A countably infinite set is a set that has the same cardinality (size) as the set of natural numbers \(\mathbb{N}\). This means that you can list or enumerate all the elements of the set, even though the list will never end. An example of a countably infinite set is the set of rational numbers \(\mathbb{Q}\). Although it may seem surprising, rational numbers can be arranged in such a way that we can count them one by one.

In our context, if set \( B \) is the set of real numbers excluding the rational numbers, and set \( A \) is the set of all real numbers, then \( A - B = \mathbb{Q} \), which is countably infinite. Even though there are an infinite number of rational numbers, their infinity is 'countable'.

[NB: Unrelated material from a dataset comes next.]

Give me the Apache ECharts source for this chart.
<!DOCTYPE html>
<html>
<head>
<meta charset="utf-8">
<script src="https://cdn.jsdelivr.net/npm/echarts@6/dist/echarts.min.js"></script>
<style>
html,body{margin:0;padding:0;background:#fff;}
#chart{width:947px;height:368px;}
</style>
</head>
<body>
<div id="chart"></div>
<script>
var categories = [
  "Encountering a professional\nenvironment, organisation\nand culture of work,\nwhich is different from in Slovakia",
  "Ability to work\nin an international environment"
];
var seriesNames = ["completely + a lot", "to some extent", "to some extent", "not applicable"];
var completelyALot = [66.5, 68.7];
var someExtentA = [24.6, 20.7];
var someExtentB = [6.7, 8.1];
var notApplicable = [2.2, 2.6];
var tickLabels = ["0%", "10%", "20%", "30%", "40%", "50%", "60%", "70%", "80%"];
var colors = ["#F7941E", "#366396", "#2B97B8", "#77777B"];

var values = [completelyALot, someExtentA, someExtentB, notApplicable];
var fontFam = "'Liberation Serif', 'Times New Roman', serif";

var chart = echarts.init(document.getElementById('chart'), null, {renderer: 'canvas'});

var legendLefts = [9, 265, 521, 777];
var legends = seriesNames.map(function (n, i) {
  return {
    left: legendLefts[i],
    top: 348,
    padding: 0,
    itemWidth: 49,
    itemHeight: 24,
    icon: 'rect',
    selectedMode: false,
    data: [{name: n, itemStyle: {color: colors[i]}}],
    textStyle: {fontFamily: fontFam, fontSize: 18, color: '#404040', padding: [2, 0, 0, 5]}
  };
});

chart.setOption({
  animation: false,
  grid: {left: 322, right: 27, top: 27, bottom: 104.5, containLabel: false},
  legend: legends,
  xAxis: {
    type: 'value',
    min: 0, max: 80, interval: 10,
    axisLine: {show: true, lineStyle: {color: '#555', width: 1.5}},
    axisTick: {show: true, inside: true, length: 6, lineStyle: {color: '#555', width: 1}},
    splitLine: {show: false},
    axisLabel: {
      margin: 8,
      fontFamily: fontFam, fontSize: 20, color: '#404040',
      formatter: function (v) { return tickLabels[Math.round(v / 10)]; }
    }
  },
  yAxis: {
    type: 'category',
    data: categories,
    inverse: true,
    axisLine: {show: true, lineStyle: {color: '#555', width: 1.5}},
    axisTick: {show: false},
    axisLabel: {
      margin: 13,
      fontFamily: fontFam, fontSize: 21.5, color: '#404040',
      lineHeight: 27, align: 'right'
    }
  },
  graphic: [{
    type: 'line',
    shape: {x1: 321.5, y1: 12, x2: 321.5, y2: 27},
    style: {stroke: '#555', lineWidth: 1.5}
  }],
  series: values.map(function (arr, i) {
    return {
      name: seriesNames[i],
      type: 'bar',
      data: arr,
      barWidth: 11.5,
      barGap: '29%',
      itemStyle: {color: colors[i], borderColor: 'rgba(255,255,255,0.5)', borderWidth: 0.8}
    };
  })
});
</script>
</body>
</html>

Uncountable infinite sets are sets whose size is so large that they cannot be counted or listed out in a sequence that would match the natural numbers. The most famous example is the set of all real numbers \(\mathbb{R}\). This set cannot be put into one-to-one correspondence with \(\mathbb{N}\) because there are simply 'too many' real numbers.

When we talk about an uncountable set in the context of our example, we look at the interval \([0, 0.5)\). Although this interval seems smaller, it still contains an uncountable number of real numbers because any continuous subset of \(\mathbb{R}\) is uncountable. This is why \([0, 0.5)\) is uncountable, even though it is only a part of \(\mathbb{R}\).